● WHAT THE EXERCISE ASKS
Nothing but the lines from the top of the data to the line holding "Rates in Rural" should be printed, word for word and both ends included; leave the pictures out.

---- INFORMATION PROVIDED

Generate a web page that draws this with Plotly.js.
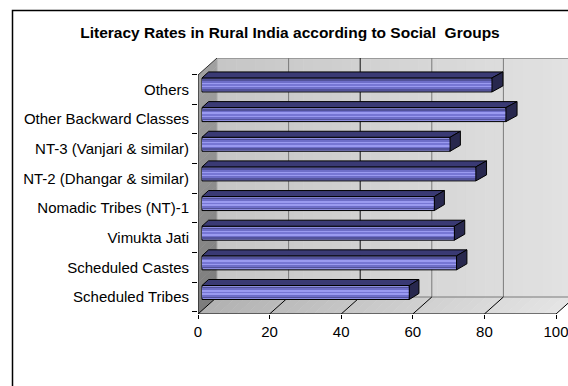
<!DOCTYPE html>
<html>
<head>
<meta charset="utf-8">
<script src="https://cdn.plot.ly/plotly-3.0.1.min.js"></script>
<style>
  html, body { margin: 0; padding: 0; background: #ffffff; }
  #chart { width: 568px; height: 386px; }
</style>
</head>
<body>
<div id="chart"></div>
<script>
// Social groups, bottom to top on the category axis
const groups = [
  "Scheduled Tribes",
  "Scheduled Castes",
  "Vimukta Jati",
  "Nomadic Tribes (NT)-1",
  "NT-2 (Dhangar & similar)",
  "NT-3 (Vanjari & similar)",
  "Other Backward Classes",
  "Others"
];
// Literacy rate in rural areas, per cent
const literacy = [57.9, 71.1, 70.5, 64.9, 76.5, 69.3, 84.9, 81.0];
const xTickVals = [0, 20, 40, 60, 80, 100];
const chartTitle = "Literacy Rates in Rural India according to Social\u00a0 Groups";

// ---- pseudo-3D geometry (pixels) ----
const W = 568, H = 386;
const PLOT_L = 198, PLOT_R = 568, PLOT_T = 58, PLOT_B = 314;
const X0 = 198;        // pixel of value 0 on the front axis
const PXU = 3.58;      // pixels per percentage point
const Y0 = 297;        // pixel centre of the first category band
const CAT = 29.65;     // pixels per category band
const DX = 19, DY = 17;            // depth of walls / floor
const BAR_SX = 4, BAR_SY = 4.5;    // bar front plane shift
const BAR_H = 14, BAR_DY = 6;      // bar thickness and depth
const dxAt = px => 6.5 + 0.015 * (px - X0);   // slight perspective on bar depth

const ux = px => (px - X0) / PXU;
const uy = py => (Y0 - py) / CAT;
const grey = (a, b, t) => { const v = Math.round(a + (b - a) * t); return `rgb(${v},${v},${v})`; };

const shapes = [];

// back wall, light grey shading left to right
const BW_L = X0 + DX, BW_R = 600, N_BW = 40;
for (let i = 0; i < N_BW; i++) {
  const w = (BW_R - BW_L) / N_BW;
  shapes.push({type: "rect", xref: "x", yref: "y", layer: "below",
    x0: ux(BW_L + i * w), x1: ux(BW_L + (i + 1) * w + 0.6),
    y0: uy(PLOT_B - DY), y1: uy(PLOT_T),
    fillcolor: grey(198, 228, i / (N_BW - 1)), line: {width: 0}});
}

// left side wall, darker towards the floor
const LW_TOP = PLOT_T + DY, LW_BOT = PLOT_B, N_LW = 30;
for (let i = 0; i < N_LW; i++) {
  const h = (LW_BOT - LW_TOP) / N_LW;
  const a = LW_TOP + i * h, b = a + h + 0.6;
  shapes.push({type: "path", xref: "x", yref: "y", layer: "below",
    path: `M${ux(X0)},${uy(a)} L${ux(X0 + DX)},${uy(a - DY)} L${ux(X0 + DX)},${uy(b - DY)} L${ux(X0)},${uy(b)} Z`,
    fillcolor: grey(160, 124, i / (N_LW - 1)), line: {width: 0}});
}

// floor, shaded left to right
const FL_L = X0, FL_R = 582, N_FL = 40;
for (let i = 0; i < N_FL; i++) {
  const w = (FL_R - FL_L) / N_FL;
  const a = FL_L + i * w, b = a + w + 0.6;
  shapes.push({type: "path", xref: "x", yref: "y", layer: "below",
    path: `M${ux(a)},${uy(PLOT_B)} L${ux(a + DX)},${uy(PLOT_B - DY)} L${ux(b + DX)},${uy(PLOT_B - DY)} L${ux(b)},${uy(PLOT_B)} Z`,
    fillcolor: grey(178, 232, i / (N_FL - 1)), line: {width: 0}});
}
// clear the floor strip beyond the right edge of the floor
shapes.push({type: "path", xref: "x", yref: "y", layer: "below",
  path: `M${ux(X0 + 100 * PXU)},${uy(PLOT_B)} L${ux(X0 + 100 * PXU + DX)},${uy(PLOT_B - DY)} L${ux(620)},${uy(PLOT_B - DY)} L${ux(620)},${uy(PLOT_B)} Z`,
  fillcolor: "#ffffff", line: {width: 0}});

const seg = (xa, ya, xb, yb, color, width) => shapes.push({type: "line", xref: "x", yref: "y", layer: "below",
  x0: ux(xa), y0: uy(ya), x1: ux(xb), y1: uy(yb), line: {color: color, width: width || 1}});

// back wall edges and gridlines
seg(BW_L, PLOT_T + 0.5, BW_R, PLOT_T + 0.5, "#9a9a9a");
seg(BW_L, PLOT_B - DY, BW_R, PLOT_B - DY, "#7a7a7a");
seg(BW_L, PLOT_T, BW_L, PLOT_B - DY, "#a8a8a8");
xTickVals.forEach(v => {
  if (v === 0) return;
  seg(BW_L + v * PXU, PLOT_T, BW_L + v * PXU, PLOT_B - DY, v === 40 ? "#111111" : "#7a7a7a");
});
// floor gridlines running back from each tick
xTickVals.forEach(v => seg(X0 + v * PXU, PLOT_B, X0 + v * PXU + DX, PLOT_B - DY, "#000000"));
// front axes
seg(X0, PLOT_B, X0 + 100 * PXU, PLOT_B, "#000000");
seg(X0, LW_TOP, X0, PLOT_B, "#000000");
seg(X0, LW_TOP, X0 + DX, PLOT_T, "#303030");

// chart area frame
const px2paperX = px => (px - PLOT_L) / (PLOT_R - PLOT_L);
const py2paperY = py => (PLOT_B - py) / (PLOT_B - PLOT_T);
shapes.push({type: "rect", xref: "paper", yref: "paper", layer: "above",
  x0: px2paperX(12.5), x1: px2paperX(640), y0: py2paperY(460), y1: py2paperY(10.5),
  line: {color: "#000000", width: 1.5}, fillcolor: "rgba(0,0,0,0)"});

// ---- bars ----
const catPos = groups.map((g, i) => i);
const barY = catPos.map(i => i + BAR_SY / CAT);
const barBase = BAR_SX / PXU;
const barW = BAR_H / CAT;

// front faces: stacked bands give the striped gradient
const bands = [
  {w: 1.00, c: "#8c8cde", line: 1},
  {w: 0.80, c: "#52529a", line: 0},
  {w: 0.58, c: "#6e6ec8", line: 0},
  {w: 0.34, c: "#9a9af0", line: 0},
  {w: 0.13, c: "#7676d4", line: 0}
];
const traces = bands.map(b => ({
  type: "bar", orientation: "h",
  x: literacy, y: barY, base: barBase, width: barW * b.w,
  marker: {color: b.c, line: {color: "#000000", width: b.line}},
  hoverinfo: "skip", showlegend: false
}));

// top and end faces, projected from each value
const topX = [], topY = [], endX = [], endY = [];
literacy.forEach((v, i) => {
  const xl = barBase, xr = barBase + v;
  const dxl = dxAt(X0 + xl * PXU) / PXU, dxr = dxAt(X0 + xr * PXU) / PXU;
  const yt = barY[i] + barW / 2, yb = barY[i] - barW / 2, dyu = BAR_DY / CAT;
  topX.push(xl, xr, xr + dxr, xl + dxl, xl, null);
  topY.push(yt, yt, yt + dyu, yt + dyu, yt, null);
  endX.push(xr, xr + dxr, xr + dxr, xr, xr, null);
  endY.push(yt, yt + dyu, yb + dyu, yb, yt, null);
});
traces.push({type: "scatter", mode: "lines", x: topX, y: topY, fill: "toself",
  fillcolor: "#3a3a74", line: {color: "#000000", width: 1}, hoverinfo: "skip", showlegend: false});
traces.push({type: "scatter", mode: "lines", x: endX, y: endY, fill: "toself",
  fillcolor: "#28284e", line: {color: "#000000", width: 1}, hoverinfo: "skip", showlegend: false});

const FONT = "Liberation Sans, Arial, Helvetica, sans-serif";

const layout = {
  width: W, height: H, autosize: false,
  margin: {l: PLOT_L, r: W - PLOT_R, t: PLOT_T, b: H - PLOT_B, pad: 0},
  paper_bgcolor: "#ffffff", plot_bgcolor: "rgba(0,0,0,0)",
  font: {family: FONT, size: 15, color: "#000000"},
  barmode: "overlay", bargap: 0,
  showlegend: false, hovermode: false,
  title: {
    text: "<b>" + chartTitle + "</b>",
    font: {family: FONT, size: 15.5, color: "#000000"},
    xref: "container", yref: "container",
    x: 290 / W, xanchor: "center", y: 1 - 33 / H, yanchor: "middle"
  },
  xaxis: {
    range: [ux(PLOT_L), ux(PLOT_R)], fixedrange: true,
    tickmode: "array", tickvals: xTickVals, ticktext: xTickVals.map(String),
    ticks: "outside", ticklen: 4, tickwidth: 1, tickcolor: "#000000",
    ticklabeloverflow: "allow",
    showline: false, showgrid: false, zeroline: false, automargin: false,
    tickfont: {family: FONT, size: 15, color: "#000000"}
  },
  yaxis: {
    range: [uy(PLOT_B), uy(PLOT_T)], fixedrange: true,
    tickmode: "array", tickvals: catPos, ticktext: groups,
    ticks: "", ticklabelstandoff: 8, ticklabeloverflow: "allow",
    minor: {tickmode: "array", tickvals: catPos.map(i => i - 0.5).concat([catPos.length - 0.5]),
            ticks: "outside", ticklen: 5, tickwidth: 1, tickcolor: "#000000", showgrid: false},
    showline: false, showgrid: false, zeroline: false, automargin: false,
    tickfont: {family: FONT, size: 15, color: "#000000"}
  },
  shapes: shapes
};

Plotly.newPlot("chart", traces, layout, {displayModeBar: false, staticPlot: true});
</script>
</body>
</html>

--------

● EXERCISE RESPONSE
Generate a web page that draws this with Plotly.js.
<!DOCTYPE html>
<html>
<head>
<meta charset="utf-8">
<script src="https://cdn.plot.ly/plotly-3.0.1.min.js"></script>
<style>
  html, body { margin: 0; padding: 0; background: #ffffff; }
  #chart { width: 568px; height: 386px; }
</style>
</head>
<body>
<div id="chart"></div>
<script>
// Social groups, bottom to top on the category axis
const groups = [
  "Scheduled Tribes",
  "Scheduled Castes",
  "Vimukta Jati",
  "Nomadic Tribes (NT)-1",
  "NT-2 (Dhangar & similar)",
  "NT-3 (Vanjari & similar)",
  "Other Backward Classes",
  "Others"
];
// Literacy rate in rural areas, per cent
const literacy = [57.9, 71.1, 70.5, 64.9, 76.5, 69.3, 84.9, 81.0];
const xTickVals = [0, 20, 40, 60, 80, 100];
const chartTitle = "Literacy Rates in Rural India according to Social\u00a0 Groups";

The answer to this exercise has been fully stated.